A meeting of the Cabinet Committee on Infrastructure, chaired by Prime Minister Manmohan Singh, approved the establishment of the National Knowledge Network (NKN) at an outlay of Rs 5,990 crore to be implemented by the National Informatics Centre over a period of 10 years, an official spokesperson said.
“The NKN will have about 25 core Point of Presence (PoPs) and 600 secondary PoPs. It will connect around 1500 institutions,” she said adding that the setting up of core network is expected to be completed in a span of 24 months.
On January 21, the CCI had given its in-principle approval to the project which is one of the recommendations of the National Knowledge Commission (NKC).
The network is expected to encourage sharing of knowledge, specialised resources and collaborative research.
The NKN was announced by the then Finance Minister P. Chidambaram in his Budget speech of 2008-09.
Initially Rs. 100 crore was allocated to the Department of Information Technology, Ministry of Communications and IT for establishing the Network.
The architecture of the National Knowledge Network will be scalable and the network will consist of an ultra-high speed core in the multiples of 10 Gbps and upwards.
“The core shall be complemented with a distribution layer at appropriate speeds. The participating institutions can connect to the NKN at speed of 1 Gbps or to the distribution layer through a last mile connectivity bandwidth,” the spokesperson said.
“The NKN will provide nation-wide ultra high speed data-network highway. Various other networks in the country can take advantage of this ultra high speed backbone, with national and international reach to create independent and closed user groups,” she said.
NKN is expected to enable scientists, researchers and students from diverse spheres across the country to work together for advancing human development in critical and emerging areas.
It is also expected to catalyse knowledge sharing and knowledge transfer between stakeholders seamlessly — that too across the nation and globally.
NKN is expected to encourage a larger section of research and educational institutions to create intellectual property and also enable use of specialised applications, that allow sharing of high performance computing facilities, e-libraries, virtual classrooms and very large databases.

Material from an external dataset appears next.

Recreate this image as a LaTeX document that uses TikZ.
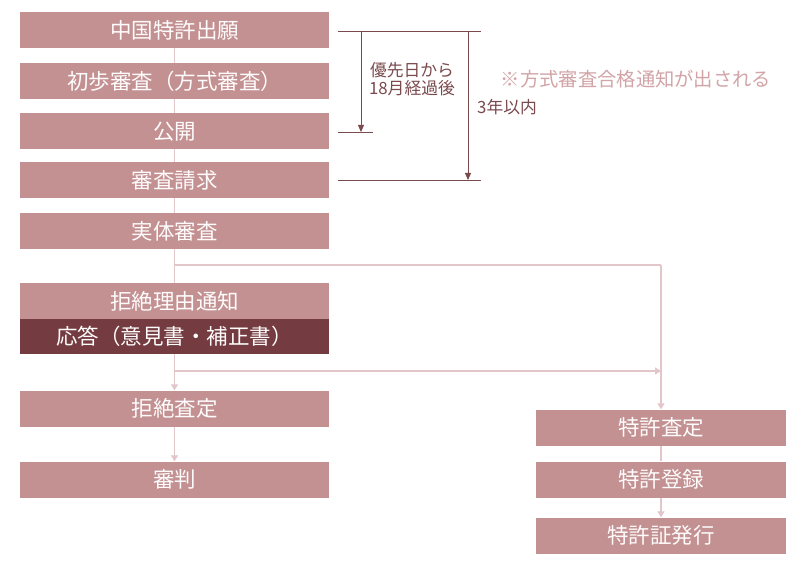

“Applications such as countrywide classrooms will address the issue of faculty shortage and ensure quality education delivery across the country,” the spokesperson said.
In the initial phase, a core backbone consisting of 15 Points of Presence (PoPs) have been established with 2.5 Gbps capacity, she said adding that around 40 institutions of higher learning and advanced research have already been connected to the network and six virtual classrooms set up.